For his fiftieth, Rino godfathered a rage with the family, the five families of the five children by his first wife, strung together by fairy lights winking over the verandah and bottles jinking over the fence. Phil, bunkered with Tolstoy, teeth gritted in apprehension, was further assailed by some Tarzan whooping and coughing and bellowing, ‘’Ere, Vio lan da! Viol! I love youse!’

Then suddenly, silence.

Sighs of fear.

A roar from Raging Bull himself.

‘What, are you crazy?’ said a woman urgently, probably Rino’s daughter. ‘I told you not to set foot on his property. Why did you come in? You agreed to stay in the car! Now look what you’ve gone and done.’

Clink of smashed glass.

Arpeggio of shrill screams and whimpering from frightened kids.

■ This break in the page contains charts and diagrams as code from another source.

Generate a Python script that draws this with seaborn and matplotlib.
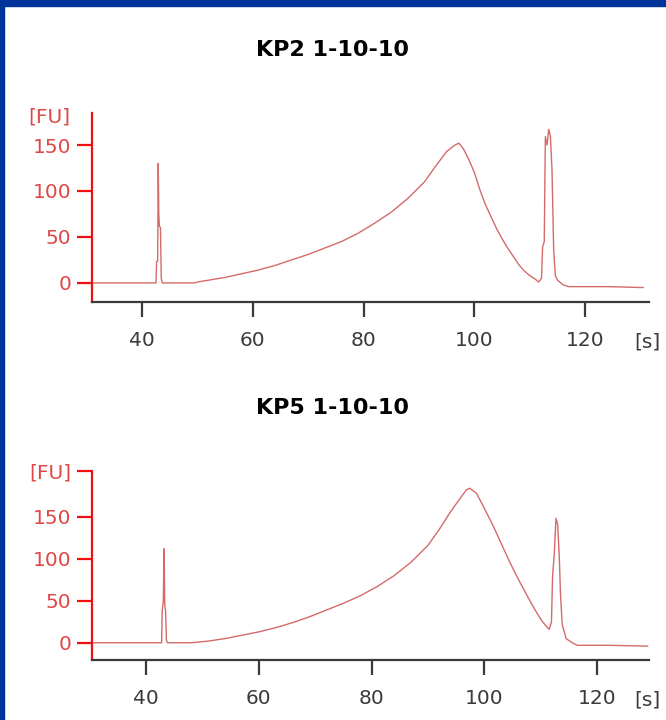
import matplotlib
matplotlib.use("Agg")
import matplotlib.pyplot as plt
import seaborn as sns
import pandas as pd
from matplotlib.patches import Rectangle

sns.set_theme(style="white")
plt.rcParams["font.family"] = ["DejaVu Sans"]

# ---- data ----
kp2_time = [31.0, 42.55, 42.65, 42.85, 42.95, 43.05, 43.15, 43.35, 43.5, 43.7, 49.5, 50.0,
            52.0, 55.0, 58.0, 61.0, 64.0, 67.0, 70.0, 73.0, 76.0, 79.0, 82.0, 85.0, 88.0,
            91.0, 93.0, 95.0, 96.5, 97.2, 98.0, 99.0, 100.0, 101.0, 102.0, 103.0, 104.0,
            105.0, 106.0, 107.0, 108.0, 109.0, 110.0, 111.0, 111.6, 112.1, 112.3, 112.6,
            112.8, 113.1, 113.4, 113.7, 114.0, 114.3, 114.6, 115.0, 116.0, 117.0, 124.0, 130.5]
kp2_fu = [0, 0, 23, 24, 130, 75, 62, 60, 5, 0, 0, 1,
          3, 6, 10, 14, 19, 25, 31, 38, 45, 54, 65, 77, 92,
          110, 127, 143, 150, 152, 146, 134, 120, 101, 85, 72, 59,
          48, 38, 29, 20, 13, 8, 4, 1, 5, 39, 45,
          159, 150, 167, 160, 123, 36, 8, 3, -2, -4, -4, -5]

kp5_time = [30.5, 42.75, 42.85, 43.05, 43.2, 43.3, 43.45, 43.6, 43.8, 48.0, 51.0, 54.0,
            57.0, 60.0, 63.0, 66.0, 69.0, 72.0, 75.0, 78.0, 81.0, 84.0, 87.0, 90.0, 92.0,
            94.0, 95.5, 96.8, 97.4, 98.6, 100.0, 101.5, 103.0, 104.5, 106.0, 107.5, 109.0,
            110.2, 111.2, 111.5, 111.9, 112.1, 112.4, 112.7, 113.0, 113.3, 113.5, 113.8,
            114.5, 115.6, 116.5, 122.0, 129.0]
kp5_fu = [0, 0, 38, 50, 112, 45, 38, 3, 0, 0, 2, 5,
          9, 13, 18, 24, 31, 39, 47, 56, 67, 80, 96, 116, 135,
          156, 170, 182, 184, 178, 160, 140, 118, 96, 76, 57, 39,
          26, 18, 16, 25, 80, 106, 148, 141, 100, 58, 22,
          5, 0, -3, -3, -4]

x_ticks = [40, 60, 80, 100, 120]
y_ticks = [0, 50, 100, 150]
titles = ["KP2 1-10-10", "KP5 1-10-10"]

LINE = "#d46a6a"
RED = "#ee1111"
REDTXT = "#e04848"
DARK = "#3a3a3a"
FS = 14.5

fig = plt.figure(figsize=(6.66, 7.2), dpi=100)
fig.patch.set_facecolor("white")

# blue frame (top and left)
fig.add_artist(Rectangle((0, 1 - 6 / 720), 1, 6 / 720, transform=fig.transFigure,
                         color="#003399", zorder=10))
fig.add_artist(Rectangle((0, 0), 4 / 666, 1, transform=fig.transFigure,
                         color="#003399", zorder=10))

ax1 = fig.add_axes([92 / 666, 1 - 302 / 720, 557 / 666, 189 / 720])
ax2 = fig.add_axes([92 / 666, 1 - 660 / 720, 557 / 666, 189 / 720])

panels = [
    (ax1, kp2_time, kp2_fu, (31.0, 131.5), (-20.7, 184.8), False, 1 - 50 / 720),
    (ax2, kp5_time, kp5_fu, (30.4, 129.2), (-20.5, 204.5), True, 1 - 408 / 720),
]

for (ax, t, fu, xl, yl, fu_tick, ty), title in zip(panels, titles):
    df = pd.DataFrame({"time": t, "fu": fu})
    sns.lineplot(data=df, x="time", y="fu", ax=ax, color=LINE, linewidth=1.0,
                 estimator=None, sort=False)
    ax.set_xlim(*xl)
    ax.set_ylim(*yl)
    ax.set_xlabel("")
    ax.set_ylabel("")
    for s in ("top", "right"):
        ax.spines[s].set_visible(False)
    ax.spines["left"].set_color(RED)
    ax.spines["left"].set_linewidth(1.6)
    ax.spines["bottom"].set_color(DARK)
    ax.spines["bottom"].set_linewidth(1.6)
    ax.set_xticks(x_ticks)
    ax.set_xticklabels([str(v) for v in x_ticks])
    if fu_tick:
        ax.set_yticks(y_ticks + [yl[1]])
        ax.set_yticklabels([str(v) for v in y_ticks] + ["[FU]"])
    else:
        ax.set_yticks(y_ticks)
        ax.set_yticklabels([str(v) for v in y_ticks])
        ax.annotate("[FU]", xy=(0, 180), xycoords=("axes fraction", "data"),
                    xytext=(-15.5, 0), textcoords="offset points",
                    ha="right", va="center", fontsize=FS, color=REDTXT)
    ax.tick_params(axis="x", direction="out", length=11, width=1.6, color=DARK,
                   labelcolor=DARK, labelsize=FS, pad=10, bottom=True)
    ax.tick_params(axis="y", direction="out", length=11, width=1.6, color=RED,
                   labelcolor=REDTXT, labelsize=FS, pad=4, left=True)
    ax.annotate("[s]", xy=(1.0, 0), xycoords="axes fraction",
                xytext=(-1, -29), textcoords="offset points",
                ha="center", va="center", fontsize=FS, color=DARK)
    ax.grid(False)
    ax.set_facecolor("white")
    fig.text(0.5, ty, title, ha="center", va="center", fontsize=16,
             fontweight="bold", color="black")

fig.savefig("out.png", dpi=100, facecolor="white")
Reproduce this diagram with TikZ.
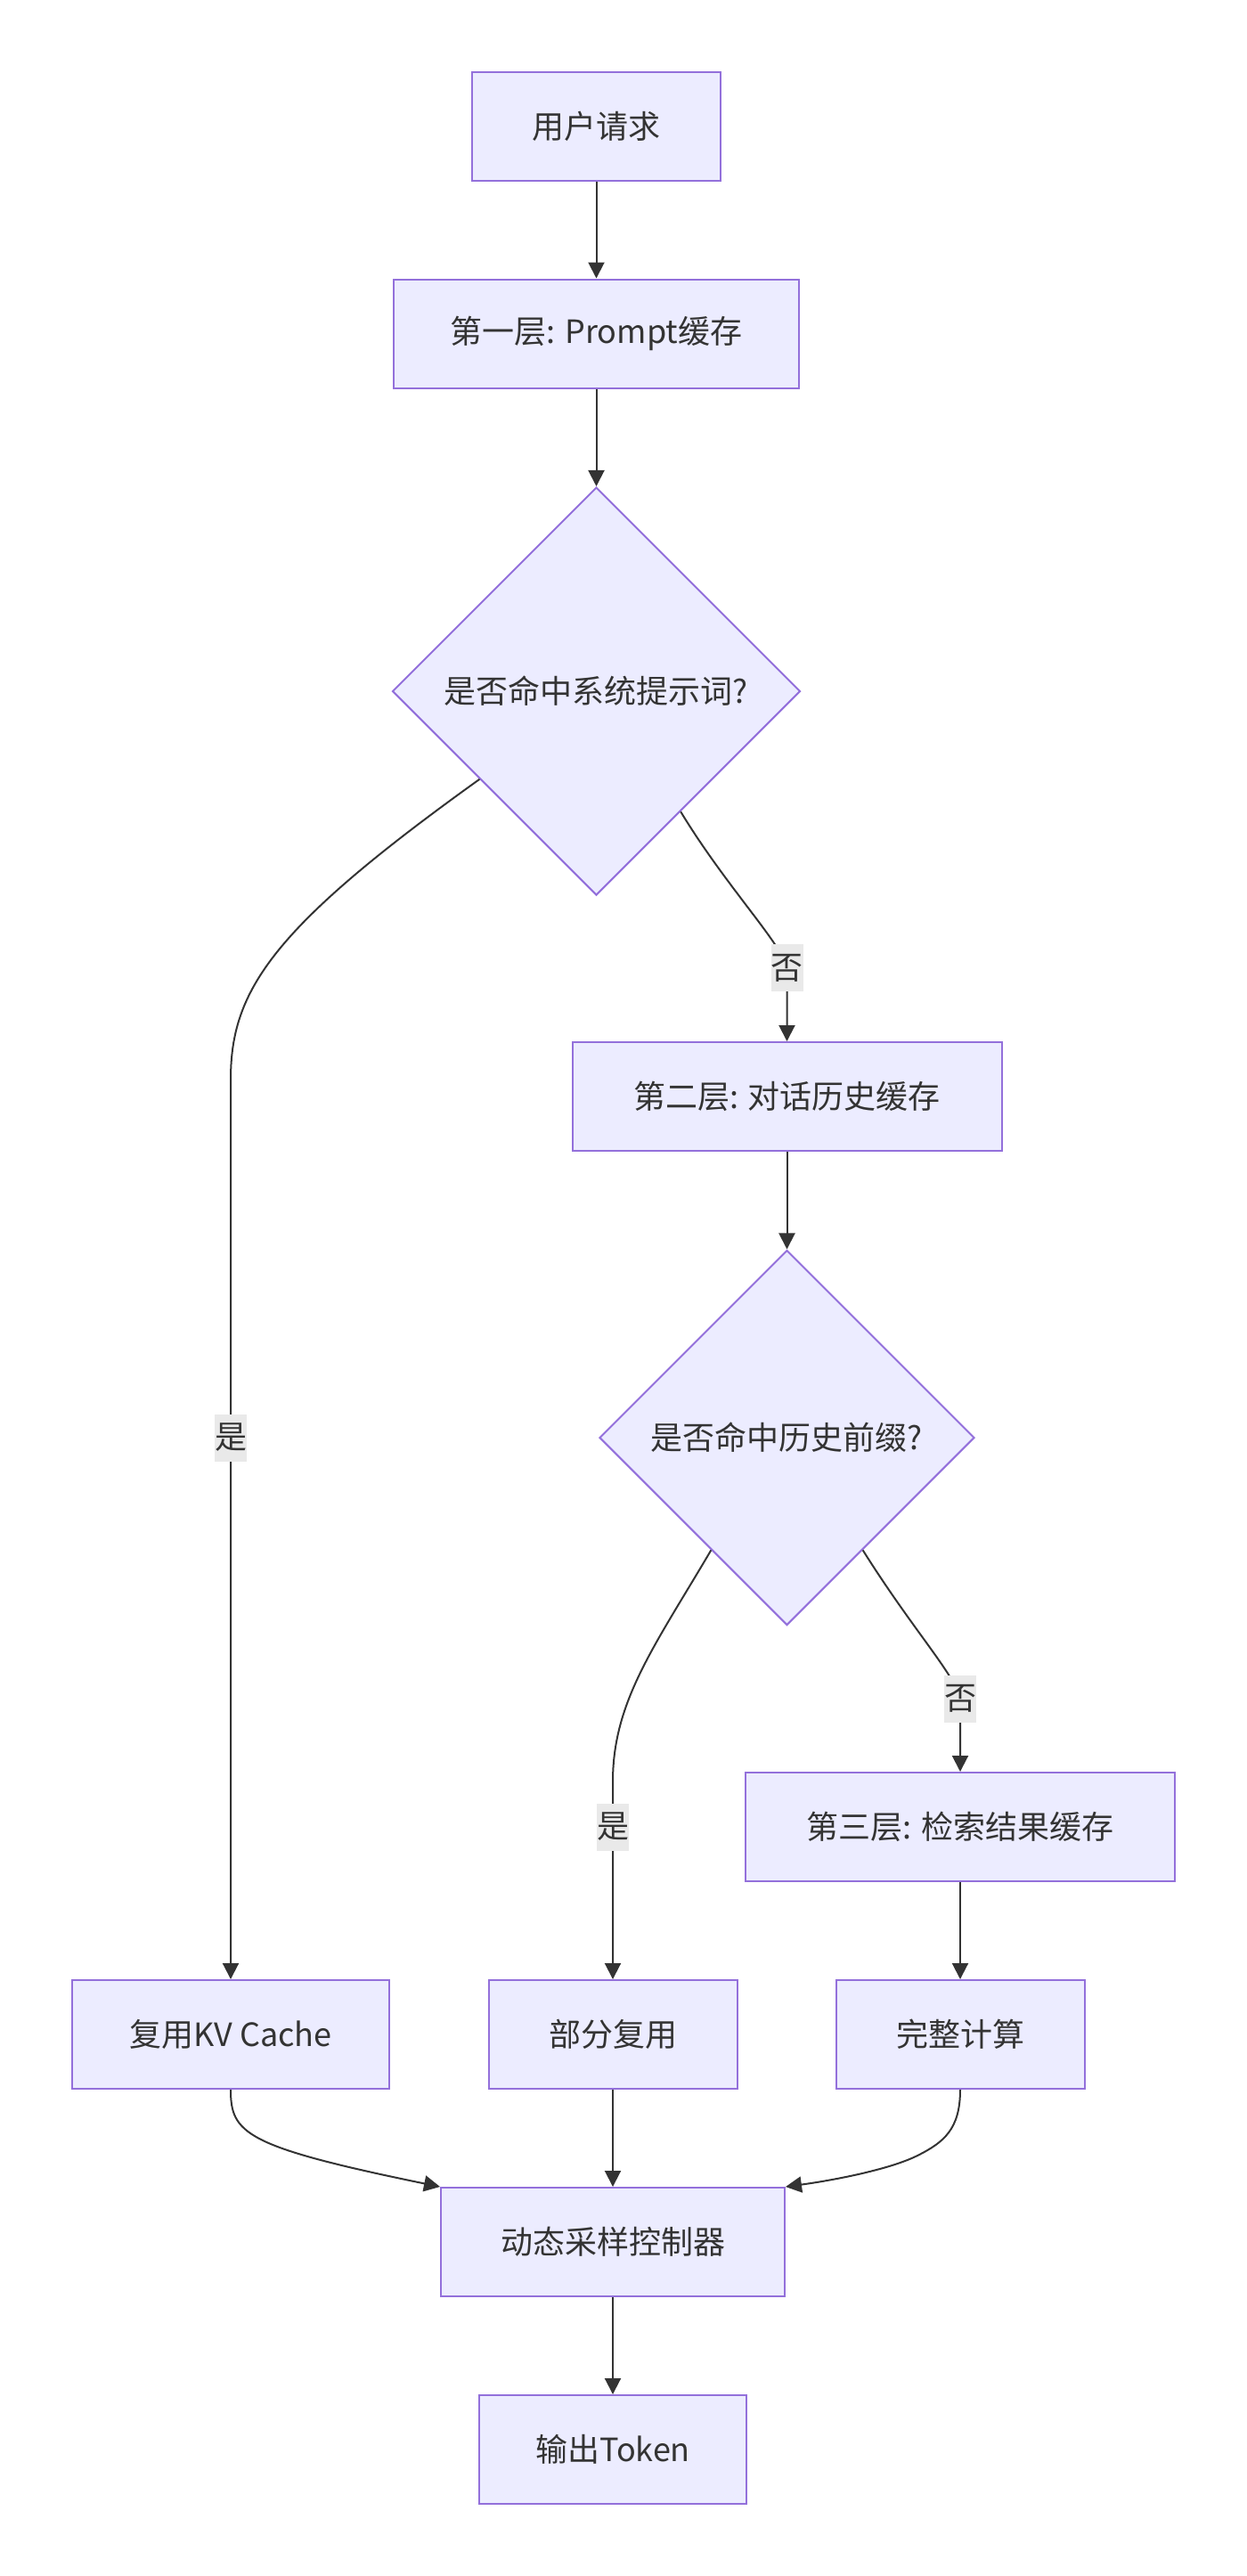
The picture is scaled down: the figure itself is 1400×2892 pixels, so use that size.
\documentclass[tikz,border=0pt]{standalone}
\usepackage{fontspec}
\setmainfont{Noto Sans CJK SC}
\usetikzlibrary{shapes.geometric,arrows.meta}
\definecolor{boxfill}{HTML}{ECECFF}
\definecolor{boxline}{HTML}{9370DB}
\definecolor{edgeline}{HTML}{333333}
\definecolor{lblfill}{HTML}{E9E9E9}

\begin{document}
\begin{tikzpicture}[x=0.5pt,y=-0.5pt,font=\fontsize{18}{21.5}\selectfont,text=edgeline]
\tikzstyle{stage} = [draw=boxline, fill=boxfill, line width=1pt, minimum height=61pt, inner sep=0pt]
\tikzstyle{check} = [diamond, aspect=1, draw=boxline, fill=boxfill, line width=1pt, inner sep=0pt]
\tikzstyle{flow} = [draw=edgeline, line width=1pt, -{Stealth[inset=0pt,length=9pt,width=9pt]}]
\tikzstyle{answer} = [fill=lblfill, inner sep=0pt, minimum width=18pt, minimum height=26.5pt]
\useasboundingbox (0,0) rectangle (1400,2892);
\node[stage, minimum width=139.5pt] (req) at (669.5,142) {用户请求};
\node[stage, minimum width=227.5pt] (l1) at (669.5,374.5) {第一层: Prompt缓存};
\node[check, minimum width=229pt, minimum height=229pt] (d1) at (669.5,776) {是否命中系统提示词?};
\node[stage, minimum width=241pt] (l2) at (883.5,1231) {第二层: 对话历史缓存};
\node[check, minimum width=210.5pt, minimum height=210.5pt] (d2) at (883.5,1614) {是否命中历史前缀?};
\node[stage, minimum width=241pt] (l3) at (1078,2051) {第三层: 检索结果缓存};
\node[stage, minimum width=178pt] (kv) at (259,2284) {复用KV Cache};
\node[stage, minimum width=139.5pt] (part) at (688,2284) {部分复用};
\node[stage, minimum width=139.5pt] (full) at (1078,2284) {完整计算};
\node[stage, minimum width=193pt] (dyn) at (688,2517) {动态采样控制器};
\node[stage, minimum width=150pt] (out) at (688,2750) {输出Token};
\draw[flow] (req) -- (l1);
\draw[flow] (l1) -- (d1);
\draw[flow] (d1.217) .. controls (305,1042) and (259,1112) .. (259,1212) -- (259,1614) node[answer] (yes1) {是} -- (kv.north);
\draw[flow] (d1.-55) .. controls (815,995) and (878,1060) .. (883.5,1086.5) node[answer] (no1) {否} -- (l2.north);
\draw[flow] (l2) -- (d2);
\draw[flow] (d2.236) .. controls (735,1848) and (688,1910) .. (688,2000) -- (688,2051) node[answer] (yes2) {是} -- (part.north);
\draw[flow] (d2.-56) .. controls (1025,1830) and (1072,1880) .. (1078,1907) node[answer] (no2) {否} -- (l3.north);
\draw[flow] (l3) -- (full);
\draw[flow] (kv.south) .. controls (259,2395) and (275,2410) .. (dyn.north west);
\draw[flow] (part) -- (dyn);
\draw[flow] (full.south) .. controls (1078,2390) and (1060,2405) .. (1030,2420) .. controls (1000,2435) and (940,2447) .. (dyn.north east);
\draw[flow] (dyn) -- (out);
\end{tikzpicture}
\end{document}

‘No, Rino! No!’ shrieks Violanda. ‘Prego, prego!’

Peeping through the kitchen curtains, Phil makes out the raised arm of hardwood Rino holding a broken bottle, held back in a wrestle by two youngish men.

‘Get off my property prontissimo or I’ll scar your fg face!’

‘Don’t, Rino, please!’ cries Violanda, in shrill waves. ‘Put that bottle down.’

‘Sta zitti, Viol! ‘E insults me in front of me own wife. In me own house. Fg porco!’

‘Bastardo!’ yells the intruder, who is spoiling for the fight but restrained, then scuffled away by three men and his woman.

‘Don’t you go, Rino! Stay here!’

‘Silenzio!’

The verandah is a conspiracy of whispers and sobbing and hugging.

Twenty minutes later the sons charge all glasses and play a selection of Golden Oldies. Phil longs to request Silence is Golden, but thinks better of it.

Faster, louder, wilder whirl the carousels of sound and ricochets of braggadocio and ‘Vi! Viol, I love youse!’ that they did not hear within spitting distance their cringing neighbour, bent low, picking up traces of Rino’s burnt-out cancer sticks.